The most effective automation strategies involve intelligent orchestration, not a complete replacement of existing systems with AI. Glenn Le Marchant, Head of Technology Strategy at PKF Australia, illustrated this point after building an automated document solution using a combination of Iron Software’s libraries and traditional code. The result was so efficient that senior stakeholders assumed it was entirely AI-powered.
"Companies are trying to use large language models to replace human intelligence and automate business processes, but that is the wrong approach," stated Le Marchant. "AI is best used as one tool within a toolkit to re-engineer processes... Chaining together tools such as IronPDF, IronOCR, AI, and traditional code like API calls and rules engines, allows businesses to streamline and automate processes."

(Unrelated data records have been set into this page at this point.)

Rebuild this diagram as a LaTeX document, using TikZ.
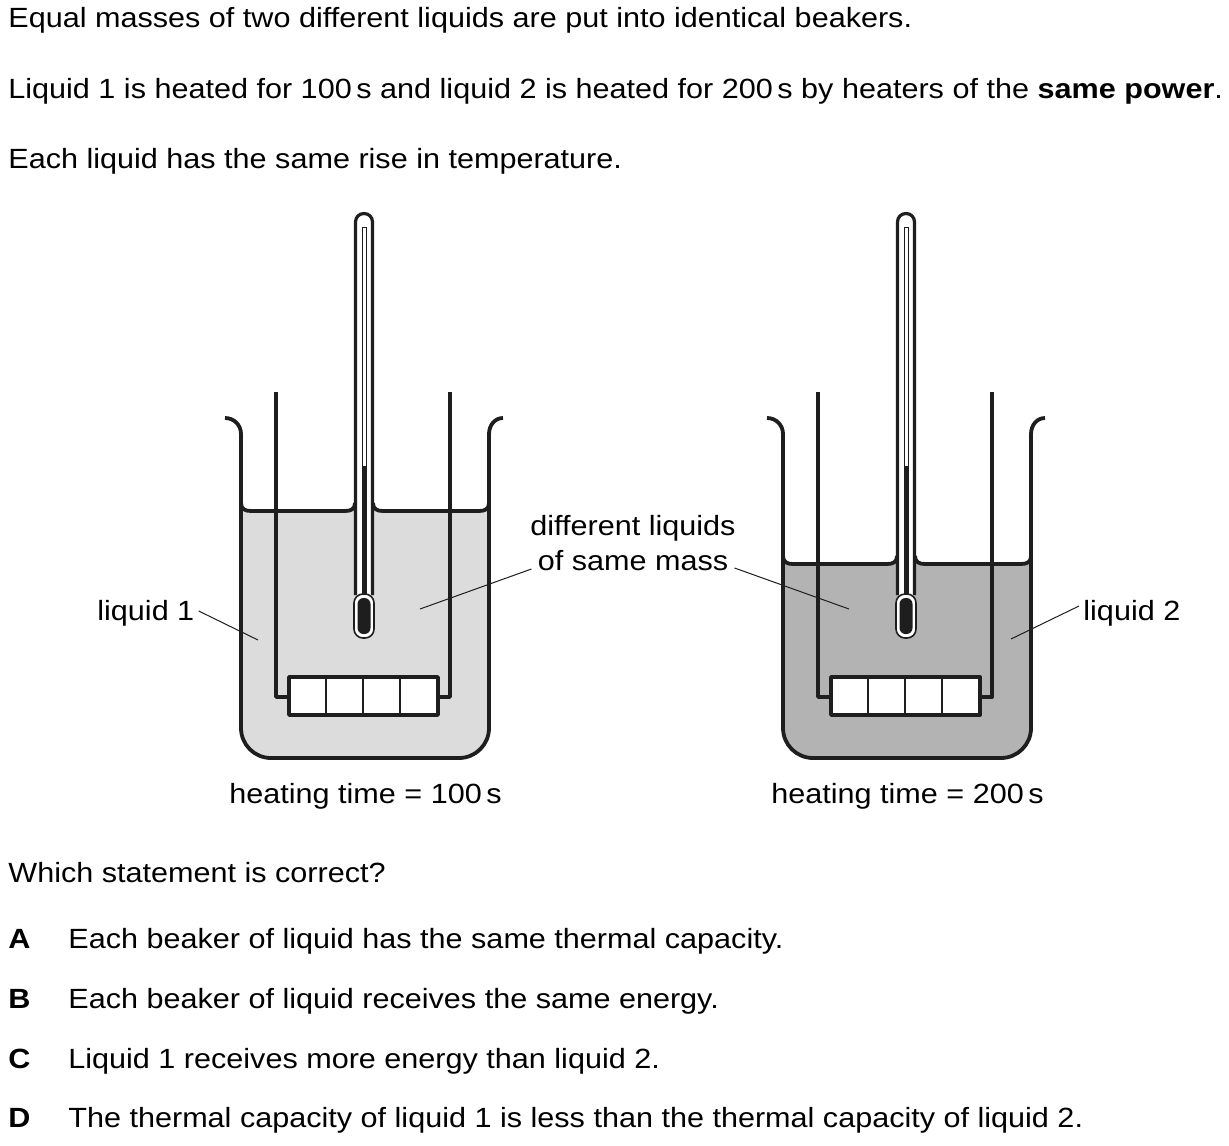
\documentclass[tikz,border=0pt]{standalone}
\usepackage{fontspec}
\setmainfont{Liberation Sans}[FakeStretch=1.10]
\definecolor{liqA}{HTML}{DCDCDC}
\definecolor{liqB}{HTML}{B3B3B3}
\definecolor{ink}{HTML}{1E1E1E}
\tikzset{
  txt/.style={inner sep=0pt, anchor=base west, font=\fontsize{13.9pt}{16pt}\selectfont, text=black},
  ctxt/.style={inner sep=0pt, anchor=base, font=\fontsize{13.9pt}{16pt}\selectfont, text=black},
  wall/.style={draw=ink, line width=1.9pt, line join=round},
  tube/.style={draw=ink, line width=1.6pt},
  thinl/.style={draw=ink, line width=0.7pt},
  leader/.style={draw=ink, line width=0.5pt},
}
% #1 fill colour, #2 surface level
\newcommand\mybeaker[2]{%
  \fill[#1] (241,#2-8) .. controls (241,#2-2) and (245,#2) .. (251,#2) -- (345,#2)
     .. controls (351,#2) and (355,#2-2) .. (355,#2-8) -- (373,#2-8)
     .. controls (373,#2-2) and (377,#2) .. (383,#2) -- (479,#2)
     .. controls (485,#2) and (489,#2-2) .. (489,#2-8) -- (489,728)
     .. controls (489,744.6) and (475.6,758) .. (459,758) -- (271,758)
     .. controls (254.4,758) and (241,744.6) .. (241,728) -- cycle;
  % liquid surface
  \draw[wall] (241,#2-8) .. controls (241,#2-2) and (245,#2) .. (251,#2) -- (345,#2)
     .. controls (351,#2) and (355,#2-2) .. (355,#2-8);
  \draw[wall] (373,#2-8) .. controls (373,#2-2) and (377,#2) .. (383,#2) -- (479,#2)
     .. controls (485,#2) and (489,#2-2) .. (489,#2-8);
  % beaker
  \draw[wall] (225,418) .. controls (234,418) and (241,425) .. (241,434) -- (241,728)
     .. controls (241,744.6) and (254.4,758) .. (271,758) -- (459,758)
     .. controls (475.6,758) and (489,744.6) .. (489,728) -- (489,434)
     .. controls (489,425) and (495,418) .. (503,418);
  % heater wires and heater
  \draw[wall] (276,392) -- (276,697) -- (289,697);
  \draw[wall] (450,392) -- (450,697) -- (438,697);
  \draw[wall, fill=white] (289,677) rectangle (438,715);
  \draw[thinl] (326,677) -- (326,715);
  \draw[thinl] (363,677) -- (363,715);
  \draw[thinl] (400,677) -- (400,715);
  % thermometer
  \draw[tube, fill=white] (355.5,595) -- (355.5,222) .. controls (355.5,217) and (359.3,213.5) .. (364,213.5)
     .. controls (368.7,213.5) and (372.5,217) .. (372.5,222) -- (372.5,595);
  \draw[draw=ink, line width=0.5pt, fill=white] (362,595) -- (362,227) -- (366,227) -- (366,595);
  \fill[ink] (361.7,466) rectangle (366.3,595);
  \draw[draw=ink, line width=0.8pt, fill=white, rounded corners=4.5pt] (354,594) rectangle (374,638);
  \fill[ink, rounded corners=3pt] (357.5,598) rectangle (370.5,634);
}
\begin{document}
\begin{tikzpicture}[x=0.5pt, y=-0.5pt]
\useasboundingbox (0,0) rectangle (1229,1145);
\fill[white] (0,0) rectangle (1229,1145);

\node[txt] (t1) at (8,28) {Equal masses of two different liquids are put into identical beakers.};
\node[txt] (t2) at (8,98) {Liquid 1 is heated for 100\,s and liquid 2 is heated for 200\,s by heaters of the \textbf{same power}.};
\node[txt] (t3) at (8,168) {Each liquid has the same rise in temperature.};

\mybeaker{liqA}{511}
\begin{scope}[xshift=271pt]
\mybeaker{liqB}{564}
\end{scope}

\node[txt] (l1) at (97,620) {liquid 1};
\node[ctxt] (m1) at (633,535) {different liquids};
\node[ctxt] (m2) at (633,570) {of same mass};
\node[txt] (l2) at (1083,620) {liquid 2};
\coordinate (p1) at (258,640);
\coordinate (p2) at (420,609);
\coordinate (p3) at (849,609);
\coordinate (p4) at (1011,639);
\draw[leader] ([shift={(2pt,4.5pt)}]l1.base east) -- (p1);
\draw[leader] ([shift={(-3pt,0.5pt)}]m2.base west) -- (p2);
\draw[leader] ([shift={(3pt,1pt)}]m2.base east) -- (p3);
\draw[leader] ([shift={(-2pt,7pt)}]l2.base west) -- (p4);

\node[txt] (h1) at (229,803) {heating time = 100\,s};
\node[txt] (h2) at (771,803) {heating time = 200\,s};

\node[txt] (q) at (8,882) {Which statement is correct?};
\node[txt] (oA) at (8,948) {\textbf{A}};
\node[txt] (aA) at (68,948) {Each beaker of liquid has the same thermal capacity.};
\node[txt] (oB) at (8,1008) {\textbf{B}};
\node[txt] (aB) at (68,1008) {Each beaker of liquid receives the same energy.};
\node[txt] (oC) at (8,1068) {\textbf{C}};
\node[txt] (aC) at (68,1068) {Liquid 1 receives more energy than liquid 2.};
\node[txt] (oD) at (8,1127) {\textbf{D}};
\node[txt] (aD) at (68,1127) {The thermal capacity of liquid 1 is less than the thermal capacity of liquid 2.};
\end{tikzpicture}
\end{document}
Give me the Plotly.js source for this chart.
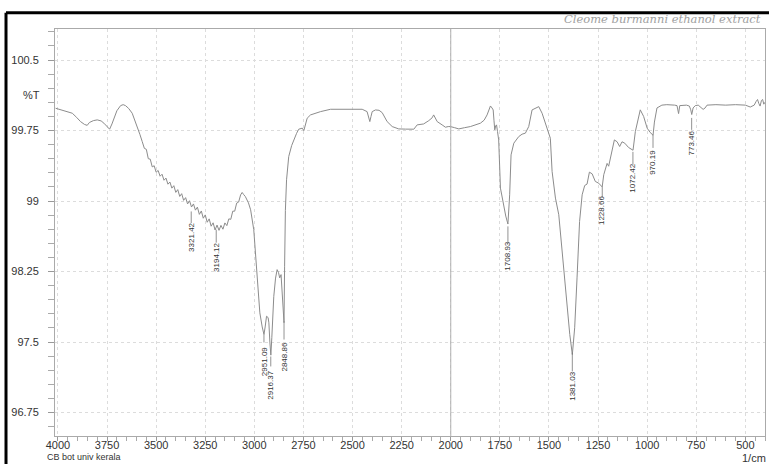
<!DOCTYPE html>
<html>
<head>
<meta charset="utf-8">
<script src="https://cdn.plot.ly/plotly-3.0.1.min.js"></script>
<style>html,body{margin:0;padding:0;background:#fff;}#chart{width:769px;height:464px;}</style>
</head>
<body>
<div id="chart"></div>
<script>
// Wavenumber (1/cm) and transmittance (%T)
const wavenumber = [
4012,3970,3927,3905,3885,3865,3851,3840,3820,3800,3780,3766,3750,3737,3725,3715,3700,3681,3668,3656,3640,3622,3610,3596,3583,3571,3560,
3550,3540,3530,3520,3510,3500,3490,3480,3470,3460,3450,3440,3430,3420,3410,3400,3390,3380,3370,3360,3350,3340,3330,3320,3310,3300,
3290,3280,3270,3260,3250,3240,3230,3220,3210,3200,3190,3180,3170,3160,3150,3140,3130,3120,3110,3100,3090,3080,3070,3062,3055,
3046,3030,3019,3003,2986,2972,2960,2951,2945,2938,2930,2926,2921,2916,2911,2905,2901,2892,2884,2877,2871,2864,2858,2852,2849,2846,
2842,2836,2825,2810,2799,2785,2774,2756,2748,2740,2731,2714,2690,2663,2612,2560,2510,2451,2426,2418,2412,2406,2400,2383,2365,2349,
2335,2324,2298,2265,2230,2188,2171,2138,2112,2095,2087,2078,2069,2044,2027,2013,2002,1980,1959,1930,1900,1849,1830,1815,1805,1798,
1790,1784,1780,1776,1771,1767,1762,1756,1747,1730,1720,1709,1704,1700,1693,1679,1654,1637,1620,1603,1586,1569,1552,1535,1509,1493,
1484,1467,1450,1433,1411,1394,1381,1369,1357,1344,1331,1318,1306,1294,1280,1264,1247,1238,1229,1221,1204,1196,1179,1167,1153,1140,
1128,1114,1095,1080,1072,1060,1035,1018,1000,985,970,963,950,925,900,860,848,840,834,800,785,778,773,766,755,740,725,715,705,695,
650,600,550,500,475,455,445,438,432,425,418,412,406,401
];
const transmittance = [
99.987,99.96,99.934,99.89,99.845,99.815,99.805,99.835,99.855,99.863,99.852,99.828,99.79,99.764,99.82,99.881,99.96,100.015,100.025,100.015,99.985,99.934,99.87,99.792,99.71,99.633,99.56,
99.55,99.45,99.445,99.363,99.375,99.306,99.325,99.264,99.285,99.221,99.244,99.179,99.202,99.137,99.163,99.092,99.121,99.049,99.078,99.007,99.036,98.969,99.003,98.936,98.969,98.903,
98.935,98.858,98.894,98.817,98.852,98.774,98.81,98.732,98.768,98.692,98.744,98.688,98.741,98.70,98.767,98.738,98.81,98.805,98.892,98.892,98.978,98.989,99.065,99.091,99.07,
99.048,98.98,98.907,98.695,98.164,97.81,97.66,97.58,97.66,97.774,97.76,97.704,97.50,97.36,97.55,97.84,97.986,98.18,98.27,98.24,98.182,98.217,98.05,97.80,97.707,98.30,
98.90,99.226,99.473,99.59,99.65,99.72,99.764,99.775,99.749,99.80,99.881,99.916,99.935,99.951,99.976,99.978,99.976,99.976,99.951,99.90,99.845,99.90,99.951,99.969,99.965,99.94,
99.89,99.845,99.792,99.767,99.765,99.764,99.81,99.82,99.855,99.885,99.916,99.88,99.845,99.81,99.785,99.792,99.792,99.78,99.767,99.78,99.792,99.828,99.86,99.916,99.975,100.011,
99.99,99.969,99.86,99.757,99.80,99.81,99.74,99.65,99.137,98.925,98.84,98.755,98.95,99.066,99.491,99.615,99.685,99.711,99.722,99.792,99.969,99.987,100.004,99.934,99.775,99.668,
99.314,99.031,98.854,98.464,98.004,97.58,97.367,97.651,98.182,98.783,99.066,99.165,99.18,99.307,99.289,99.208,99.19,99.17,99.15,99.28,99.40,99.37,99.54,99.65,99.63,99.58,
99.63,99.615,99.57,99.555,99.54,99.74,99.97,99.90,99.775,99.73,99.70,99.84,99.99,100.02,100.025,100.02,100.015,99.93,100.015,100.02,100.01,99.97,99.92,99.99,100.015,100.02,99.99,99.975,99.99,100.02,
100.025,100.02,100.025,100.02,100.0,100.02,100.06,100.08,100.04,100.01,100.07,100.08,100.03,100.05
];

// Peak labels
const peakWn = [3321.42, 3194.12, 2951.09, 2916.37, 2848.86, 1708.93, 1381.03, 1228.66, 1072.42, 970.19, 773.46];
const peakText = ["3321.42","3194.12","2951.09","2916.37","2848.86","1708.93","1381.03","1228.66","1072.42","970.19","773.46"];

// Layout positions of label leaders (top, bottom) and label centres in %T
const leaderTop = [98.889, 98.695, 97.580, 97.346, 97.718, 98.730, 97.388, 99.151, 99.523, 99.704, 99.884];
const leaderBot = [98.766, 98.557, 97.495, 97.240, 97.526, 98.553, 97.187, 99.034, 99.385, 99.565, 99.757];
const labelMid  = [98.610, 98.397, 97.296, 97.043, 97.335, 98.418, 97.027, 98.896, 99.247, 99.406, 99.619];

const trace = {
  x: wavenumber, y: transmittance, type: 'scatter', mode: 'lines',
  line: {color: '#8c8c8c', width: 1}, hoverinfo: 'skip'
};

const shapes = [];
const annotations = [];
peakWn.forEach((w, i) => {
  shapes.push({type:'line', xref:'x', yref:'y', x0:w, x1:w, y0:leaderTop[i], y1:leaderBot[i],
    line:{color:'#777', width:0.8}});
  annotations.push({x:w, y:labelMid[i], xref:'x', yref:'y', text:peakText[i], showarrow:false,
    textangle:-90, xanchor:'center', yanchor:'middle',
    font:{family:'Liberation Sans, Arial, sans-serif', size:8, color:'#333'}});
});

// vertical line at 2000 1/cm
shapes.push({type:'line', xref:'x', yref:'paper', x0:2000, x1:2000, y0:0, y1:1, line:{color:'#b0b0b0', width:1}});
// scan frame (thick black lines)
shapes.push({type:'line', xref:'paper', yref:'paper', x0:-0.069, x1:1.01, y0:1.04, y1:1.04, line:{color:'#000', width:3}});
shapes.push({type:'line', xref:'paper', yref:'paper', x0:-0.069, x1:-0.069, y0:1.04, y1:-0.08, line:{color:'#000', width:3}});

annotations.push({xref:'paper', yref:'y', x:-0.0324, y:100.13, text:'%T', showarrow:false, xanchor:'center', yanchor:'middle',
  font:{family:'Liberation Sans, Arial, sans-serif', size:11, color:'#333'}});
annotations.push({xref:'paper', yref:'paper', x:0.985, y:-0.054, text:'1/cm', showarrow:false, xanchor:'center', yanchor:'middle',
  font:{family:'Liberation Sans, Arial, sans-serif', size:11, color:'#333'}});
annotations.push({xref:'paper', yref:'paper', x:-0.012, y:-0.0675, text:'CB bot univ kerala', showarrow:false, xanchor:'left', yanchor:'bottom',
  borderpad:0, font:{family:'Liberation Sans, Arial, sans-serif', size:9, color:'#333'}});
annotations.push({xref:'paper', yref:'paper', x:0.714, y:1.025, text:'Cleome burmanni ethanol extract', showarrow:false, xanchor:'left', yanchor:'middle',
  font:{family:'DejaVu Serif, serif', size:11.5, color:'#a0a0a0', style:'italic'}});

const axisFont = {family:'Liberation Sans, Arial, sans-serif', size:11, color:'#333'};
const layout = {
  width: 769, height: 464,
  margin: {l:55, r:4, t:29, b:28, pad:0},
  paper_bgcolor: '#fff', plot_bgcolor: '#fff',
  showlegend: false,
  font: axisFont,
  xaxis: {
    range: [4015, 400], autorange: false,
    tickmode: 'linear', tick0: 500, dtick: 250,
    ticks: 'outside', ticklen: 4, tickcolor: '#999', tickfont: axisFont,
    ticklabelstandoff: -5,
    showline: true, linecolor: '#aaa', linewidth: 1, mirror: true,
    showgrid: true, gridcolor: '#dcdcdc', griddash: 'dot', gridwidth: 1,
    zeroline: false,
    minor: {dtick: 50, tick0: 0, ticks: 'outside', ticklen: 4, tickcolor: '#aaa', showgrid: false}
  },
  yaxis: {
    range: [96.5, 100.83], autorange: false,
    tickmode: 'linear', tick0: 96.75, dtick: 0.75,
    ticks: 'outside', ticklen: 6, tickcolor: '#999', tickfont: axisFont,
    ticklabelstandoff: 7,
    showline: true, linecolor: '#aaa', linewidth: 1, mirror: true,
    showgrid: true, gridcolor: '#dcdcdc', griddash: 'dot', gridwidth: 1,
    zeroline: false,
    minor: {dtick: 0.15, tick0: 96.75, ticks: 'outside', ticklen: 6, tickcolor: '#aaa', showgrid: false}
  },
  shapes: shapes,
  annotations: annotations
};

Plotly.newPlot('chart', [trace], layout, {displayModeBar: false, staticPlot: true});
</script>
</body>
</html>
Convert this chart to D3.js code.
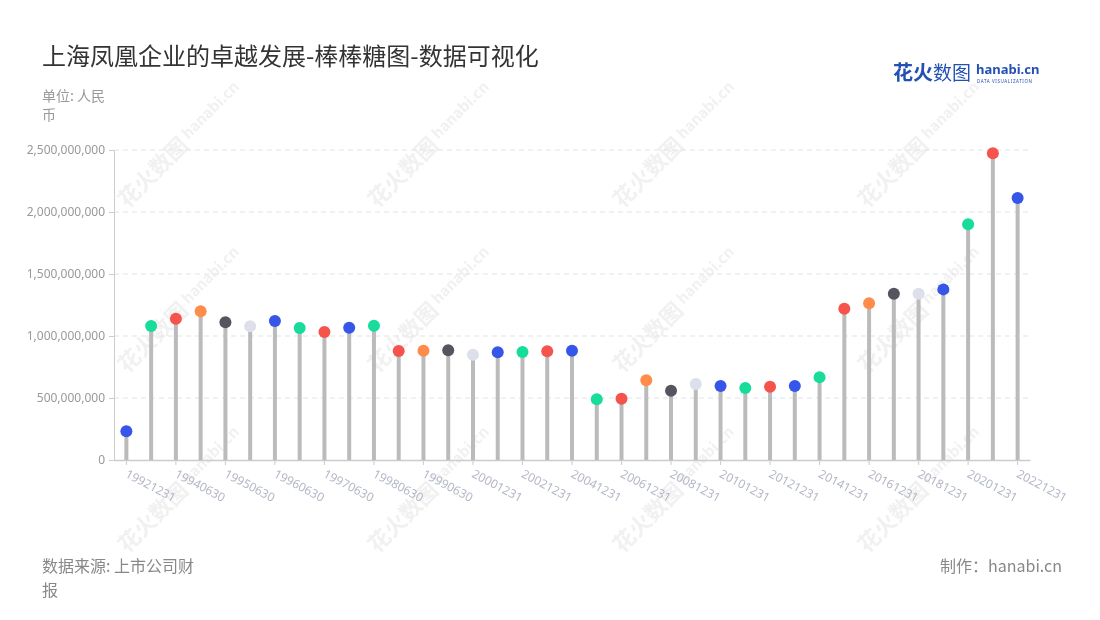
<!DOCTYPE html>
<html><head><meta charset="utf-8">
<script src="https://cdn.jsdelivr.net/npm/d3@7"></script>
<style>
body{margin:0;background:#fff;font-family:"Noto Sans CJK SC","Noto Sans",sans-serif;}
</style></head>
<body><svg id="c" width="1100" height="620"></svg>
<script>
const categories = ["19921231","19931231","19940630","19941231","19950630","19951231","19960630","19961231","19970630","19971231","19980630","19981231","19990630","19991231","20001231","20011231","20021231","20031231","20041231","20051231","20061231","20071231","20081231","20091231","20101231","20111231","20121231","20131231","20141231","20151231","20161231","20171231","20181231","20191231","20201231","20211231","20221231"];
const values = [231e6,1081e6,1140e6,1199e6,1110e6,1078e6,1121e6,1065e6,1032e6,1067e6,1083e6,879e6,881e6,885e6,849e6,869e6,871e6,877e6,881e6,490e6,494e6,643e6,559e6,613e6,597e6,581e6,591e6,597e6,667e6,1220e6,1264e6,1341e6,1341e6,1376e6,1901e6,2473e6,2113e6];
const yTicks = [0,500e6,1000e6,1500e6,2000e6,2500e6];
const palette = ["#3556e8","#17dc9c","#f5534b","#ff8c4a","#55555f","#dde0ea","#3556e8","#17dc9c","#f5534b"];

const svg = d3.select("#c");
const M = {l:114, r:1030, t:150, b:460};
const x = d3.scaleBand().domain(categories).range([M.l, M.r]).padding(0);
const y = d3.scaleLinear().domain([0,2500e6]).range([M.b, M.t]);

// watermarks
const wm = svg.append("g").attr("opacity",0.5);
[[150,175],[400,175],[645,175],[890,175],[150,340],[400,340],[645,340],[890,340],[150,520],[400,520],[645,520],[890,520]].forEach(([cx,cy])=>{
  const g = wm.append("g").attr("transform",`translate(${cx},${cy}) rotate(-45)`);
  g.append("text").attr("x",-40).attr("y",8).attr("font-size",22).attr("font-weight","bold").attr("fill","#e2e2e2").text("花火数图");
  g.append("text").attr("x",52).attr("y",2).attr("font-size",15).attr("font-weight","bold").attr("fill","#e2e2e2").text("hanabi.cn");
});

// grid
svg.append("g").selectAll("line").data(yTicks.filter(d=>d>0)).join("line")
  .attr("x1",M.l).attr("x2",M.r).attr("y1",d=>y(d)).attr("y2",d=>y(d))
  .attr("stroke","#e3e3e3").attr("stroke-dasharray","5,4");

// y axis
const ya = svg.append("g").attr("transform",`translate(${M.l},0)`)
  .call(d3.axisLeft(y).tickValues(yTicks).tickSize(5).tickPadding(4).tickFormat(d3.format(",")));
ya.select(".domain").attr("stroke","#ccc");
ya.selectAll(".tick line").attr("stroke","#ccc");
ya.selectAll("text").attr("fill","#999").attr("font-size",12).attr("font-family","Noto Sans, sans-serif");

// x axis
const xa = svg.append("g").attr("transform",`translate(0,${M.b})`)
  .call(d3.axisBottom(x).tickValues(categories.filter((d,i)=>i%2===0)).tickSize(5).tickSizeOuter(0));
xa.select(".domain").attr("stroke","#ccc").attr("stroke-width",1.5);
xa.selectAll(".tick line").attr("stroke","#ccc");
xa.selectAll("text").attr("fill","#b4b8c6").attr("font-size",12).attr("font-family","Noto Sans, sans-serif")
  .attr("text-anchor","start").attr("x",0).attr("y",0).attr("dy","0.7em").attr("transform","translate(2,9) rotate(28)");

// stems
svg.append("g").selectAll("line").data(values).join("line")
  .attr("x1",(d,i)=>x(categories[i])+x.bandwidth()/2).attr("x2",(d,i)=>x(categories[i])+x.bandwidth()/2)
  .attr("y1",y(0)).attr("y2",d=>y(d)).attr("stroke","#bbbbbb").attr("stroke-width",4);
// dots
svg.append("g").selectAll("circle").data(values).join("circle")
  .attr("cx",(d,i)=>x(categories[i])+x.bandwidth()/2).attr("cy",d=>y(d)).attr("r",6)
  .attr("fill",(d,i)=>palette[i%palette.length]);

// title
svg.append("text").attr("x",42).attr("y",65).attr("font-size",24).attr("fill","#333").text("上海凤凰企业的卓越发展-棒棒糖图-数据可视化");
svg.append("text").attr("x",42).attr("y",101).attr("font-size",14).attr("fill","#999").text("单位: 人民");
svg.append("text").attr("x",42).attr("y",120).attr("font-size",14).attr("fill","#999").text("币");

// footer
svg.append("text").attr("x",42).attr("y",572).attr("font-size",16).attr("fill","#888").text("数据来源: 上市公司财");
svg.append("text").attr("x",42).attr("y",596).attr("font-size",16).attr("fill","#888").text("报");
svg.append("text").attr("x",1062).attr("y",572).attr("font-size",16).attr("fill","#888").attr("text-anchor","end").text("制作：hanabi.cn");

// logo
svg.append("text").attr("x",893).attr("y",80).attr("font-size",20).attr("font-weight","bold").attr("fill","#2350b4").text("花火");
svg.append("text").attr("x",933).attr("y",80).attr("font-size",19).attr("fill","#2350b4").text("数图");
svg.append("text").attr("x",976).attr("y",74).attr("font-size",13).attr("font-weight","bold").attr("fill","#2350b4").attr("font-family","Noto Sans, sans-serif").text("hanabi.cn");
svg.append("text").attr("x",977).attr("y",82.5).attr("font-size",4.5).attr("fill","#2350b4").attr("font-family","Noto Sans, sans-serif").attr("letter-spacing",0.6).text("DATA VISUALIZATION");
</script></body></html>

Supercharged, Not Replaced: The Evolving Role of the Developer
The rise of the AI agent has sparked considerable anxiety about the future of technical jobs, but within the enterprise development world, the narrative is one of evolution, not extinction. The trend suggests that developers, particularly those in established ecosystems like .NET, are becoming more essential than ever.
"The rise of agentic AI doesn't diminish the role of .NET developers—it elevates it," Rimington noted. "They're the ones building, integrating, and overseeing the systems that AI agents operate within... The developer isn't being replaced. They're being supercharged."
This sentiment is reflected in the direction of the .NET ecosystem itself. Microsoft’s recent developer conferences have been heavily focused on AI, featuring sessions on agentic development and building intelligent applications. While Python remains the dominant language in AI research and initial implementation, C# and the .NET framework are proving indispensable for integrating these AI capabilities into the complex, secure, and scalable environments where global enterprises operate.
The developer's role is shifting from writing every line of code to architecting, orchestrating, and validating complex systems where an AI agent is a key component. A workflow that once required a team of developers days to build and test can now be orchestrated in hours, freeing up human expertise to focus on higher-level strategy, security, and ensuring the AI's actions align with business goals.
From Hype to Hard Numbers in Document-Heavy Industries
As the market matures, the focus is shifting from AI’s potential to its measurable impact. The most significant gains are being seen in the document-intensive industries that PwC identified as ripe for transformation. Organizations implementing comprehensive agentic AI document processing are reporting an average ROI of 330–400% within three years, driven by tangible benefits like up to 40% fewer manual errors and a 30% boost in employee satisfaction.
These outcomes are achieved through the practical application of execution-layer tools. For instance, an AI agent in a finance department might be tasked with processing incoming vendor invoices. The agent would first use a library like IronOCR to extract data from a scanned PDF, then use IronXL to validate that data against an Excel spreadsheet of purchase orders, and finally use IronPDF to generate a formal payment authorization document from an HTML template.
Each step relies on a discrete, reliable tool that the agent can call upon. This modular approach, combining AI's decision-making with the specialized functionality of proven libraries, is what allows enterprises to finally move beyond the pilot stage. As the agentic AI market, projected to grow from $5.2 billion in 2024 to nearly $200 billion by 2034, continues its rapid expansion, the demand for this robust, reliable, and often-unseen infrastructure will only intensify.